Gençler ve ileri yaş grubuna dikkat
Prof. Dr. Nevzat Tarhan, gençlerdeki artan yalnızlık duygusuna dikkat çekerek “Çok sık yalnız hissediyorum’ diyen gençlerin oranında artış var. Oran yüzde 44. Bu duruma en çok gençlerde rastlandı. Diğer insanlarda ise bu oran yüzde 30 seviyesinde ortaya çıktı. İleri yaşta insanların hayatlarında ilk defa antidepresan kullandıklarını gördük. İleri yaştaki insanların kendilerini faydasız gibi hissetmeleri, eskisi gibi çocuklarının ziyaret etmemeleri, toplum tarafından dışlandıklarını hissetmeleri ileri yaştaki insanları çok olumsuz etkiledi. 60 yaş üzeri insanlar için politikaları gözden geçirmek gerekiyor” dedi.
Prof. Dr. Nevzat Tarhan, toplumdaki sevgi ve güven duygusunun önemli olduğunu belirterek “Bu duygular toplumu bir arada tutan en önemli duygulardır. Bu duyguları toplumda canlandırabilmek, ailede krizde söylediğimiz iki kavram vardır. Şefkat sevgiden daha büyüktür. Çünkü onun içerisinde koşulsuz sevgi vardır. Nezaket duygusu da saygıdan daha büyüktür. Onun içerisinde kırıp dökmeden her sorunu konuşabilme boyutunda düşünerek saygı göstermek vardır. Toplumda şefkat ve nezaket duygularını nasıl artırırz konusunu bunları önemseyerek politikalar belirlenirse toplumdaki gereksiz gerilimlere kışkırtıcı şekilde sonuç almak isteyen kişilere karşı en güzel cevabı vermiş oluruz” dedi.
Pandemide en çok önemsediği grubun gençler olduğunu kaydeden Prof. Dr. Nevzat Tarhan, “Gençler şu anda kırılganlığa en yakın yaş grubu. Özellikle 16-24 yaş grubuna özellikle önem vermek gerekiyor. Bu yaş grubunun üç özelliği vardır. Her zaman her dönemde böyledir. Osmanlı’nın son döneminde de Fransız ihtilalinde de böyleydi.
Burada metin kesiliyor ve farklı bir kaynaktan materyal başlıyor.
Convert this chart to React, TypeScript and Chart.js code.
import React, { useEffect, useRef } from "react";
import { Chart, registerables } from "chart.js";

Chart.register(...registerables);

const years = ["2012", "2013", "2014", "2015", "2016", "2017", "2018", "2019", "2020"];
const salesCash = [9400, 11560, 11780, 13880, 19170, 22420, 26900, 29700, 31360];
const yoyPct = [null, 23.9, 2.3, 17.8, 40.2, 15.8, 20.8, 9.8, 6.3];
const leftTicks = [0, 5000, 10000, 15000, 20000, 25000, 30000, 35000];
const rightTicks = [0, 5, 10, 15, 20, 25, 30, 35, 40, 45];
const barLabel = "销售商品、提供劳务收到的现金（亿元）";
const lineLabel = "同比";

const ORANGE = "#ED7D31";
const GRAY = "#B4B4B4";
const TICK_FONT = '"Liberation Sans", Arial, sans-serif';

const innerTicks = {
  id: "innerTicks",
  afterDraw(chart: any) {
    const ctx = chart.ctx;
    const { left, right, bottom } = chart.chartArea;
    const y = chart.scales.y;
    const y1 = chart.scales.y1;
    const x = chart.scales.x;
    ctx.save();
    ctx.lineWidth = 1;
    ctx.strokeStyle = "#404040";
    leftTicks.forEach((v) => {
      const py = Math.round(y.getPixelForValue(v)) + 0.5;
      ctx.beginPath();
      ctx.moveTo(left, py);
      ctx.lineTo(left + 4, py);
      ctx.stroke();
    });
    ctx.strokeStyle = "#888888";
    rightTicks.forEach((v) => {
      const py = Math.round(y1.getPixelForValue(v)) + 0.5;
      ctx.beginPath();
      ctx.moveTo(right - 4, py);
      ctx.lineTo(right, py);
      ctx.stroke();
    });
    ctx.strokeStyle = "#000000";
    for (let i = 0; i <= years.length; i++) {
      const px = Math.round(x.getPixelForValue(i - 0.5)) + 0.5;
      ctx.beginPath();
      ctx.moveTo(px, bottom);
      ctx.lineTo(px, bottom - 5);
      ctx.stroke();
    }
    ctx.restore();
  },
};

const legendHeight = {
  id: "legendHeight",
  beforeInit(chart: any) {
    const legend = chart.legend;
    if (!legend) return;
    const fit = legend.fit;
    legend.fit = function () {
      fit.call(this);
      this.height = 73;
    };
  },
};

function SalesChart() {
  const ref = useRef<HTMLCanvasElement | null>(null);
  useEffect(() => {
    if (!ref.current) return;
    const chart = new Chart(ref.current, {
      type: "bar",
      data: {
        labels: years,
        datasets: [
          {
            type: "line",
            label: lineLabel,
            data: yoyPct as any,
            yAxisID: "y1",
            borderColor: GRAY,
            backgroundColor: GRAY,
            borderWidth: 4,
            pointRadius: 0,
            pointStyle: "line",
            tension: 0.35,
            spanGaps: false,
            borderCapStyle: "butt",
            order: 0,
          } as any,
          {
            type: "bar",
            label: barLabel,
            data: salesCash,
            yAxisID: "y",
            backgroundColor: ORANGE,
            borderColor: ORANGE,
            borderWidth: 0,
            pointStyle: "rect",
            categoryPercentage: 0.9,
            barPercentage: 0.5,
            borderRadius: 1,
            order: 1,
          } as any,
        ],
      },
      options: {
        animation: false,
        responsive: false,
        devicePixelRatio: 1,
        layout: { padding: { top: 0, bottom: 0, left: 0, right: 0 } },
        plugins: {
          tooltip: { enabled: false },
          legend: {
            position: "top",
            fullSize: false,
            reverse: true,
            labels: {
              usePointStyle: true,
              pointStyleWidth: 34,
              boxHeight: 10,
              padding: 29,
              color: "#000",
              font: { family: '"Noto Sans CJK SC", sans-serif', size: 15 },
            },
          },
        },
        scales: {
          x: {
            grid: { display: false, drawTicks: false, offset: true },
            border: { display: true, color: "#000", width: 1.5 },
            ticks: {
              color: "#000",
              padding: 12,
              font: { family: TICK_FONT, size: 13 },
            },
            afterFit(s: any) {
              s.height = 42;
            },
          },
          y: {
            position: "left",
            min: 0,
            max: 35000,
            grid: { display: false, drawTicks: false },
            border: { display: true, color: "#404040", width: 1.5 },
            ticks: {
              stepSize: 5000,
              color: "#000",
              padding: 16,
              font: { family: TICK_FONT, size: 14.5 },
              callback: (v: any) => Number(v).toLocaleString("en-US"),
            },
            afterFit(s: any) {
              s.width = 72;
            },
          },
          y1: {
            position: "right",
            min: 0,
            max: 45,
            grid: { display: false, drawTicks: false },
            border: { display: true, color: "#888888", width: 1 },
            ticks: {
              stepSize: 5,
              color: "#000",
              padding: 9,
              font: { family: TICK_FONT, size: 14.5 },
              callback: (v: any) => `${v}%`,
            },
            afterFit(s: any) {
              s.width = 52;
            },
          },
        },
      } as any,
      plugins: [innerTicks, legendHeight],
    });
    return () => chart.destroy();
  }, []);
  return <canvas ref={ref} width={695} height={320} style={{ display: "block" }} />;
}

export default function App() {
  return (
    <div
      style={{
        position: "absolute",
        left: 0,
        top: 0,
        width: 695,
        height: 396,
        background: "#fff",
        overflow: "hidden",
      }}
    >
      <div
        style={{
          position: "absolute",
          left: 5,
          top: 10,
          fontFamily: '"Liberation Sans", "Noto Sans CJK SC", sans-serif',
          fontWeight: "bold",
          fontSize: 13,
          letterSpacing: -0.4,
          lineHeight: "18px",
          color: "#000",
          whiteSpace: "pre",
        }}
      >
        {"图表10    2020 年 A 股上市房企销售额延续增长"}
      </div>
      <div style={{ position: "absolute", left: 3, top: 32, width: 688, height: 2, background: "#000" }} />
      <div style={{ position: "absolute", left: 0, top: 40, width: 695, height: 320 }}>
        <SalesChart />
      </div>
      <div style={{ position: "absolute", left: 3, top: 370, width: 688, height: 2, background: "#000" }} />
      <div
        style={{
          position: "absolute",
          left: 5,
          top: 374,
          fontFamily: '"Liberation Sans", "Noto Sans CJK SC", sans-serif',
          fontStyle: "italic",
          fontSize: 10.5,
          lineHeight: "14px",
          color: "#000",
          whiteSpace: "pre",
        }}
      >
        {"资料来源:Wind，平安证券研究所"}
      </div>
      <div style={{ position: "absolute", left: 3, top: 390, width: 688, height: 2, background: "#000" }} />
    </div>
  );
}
Kendilerini dışlanıyor ve önemsiz görüldüklerini hissederlerse protest oluyorlar. Protest olmamaları için gelir eşitliğinin, gelir adaletinin ve ayrımcılığın yapılmadığı daha çok adalet duygusunun önemli olduğunu hissetmeleri gerekiyor. Bu onlarda güven oluşturur. Diğer güven oluşturan duygu da özgürlük duygusudur. Özgürlüğünün kısıtlanmadığını hissederlerse geleceklerini güven altında hissederler. Yurt dışında okumak isteyen gençlerde artış varsa bu gelecek kaygılarının yüksek olduğunu gösterir” diye konuştu.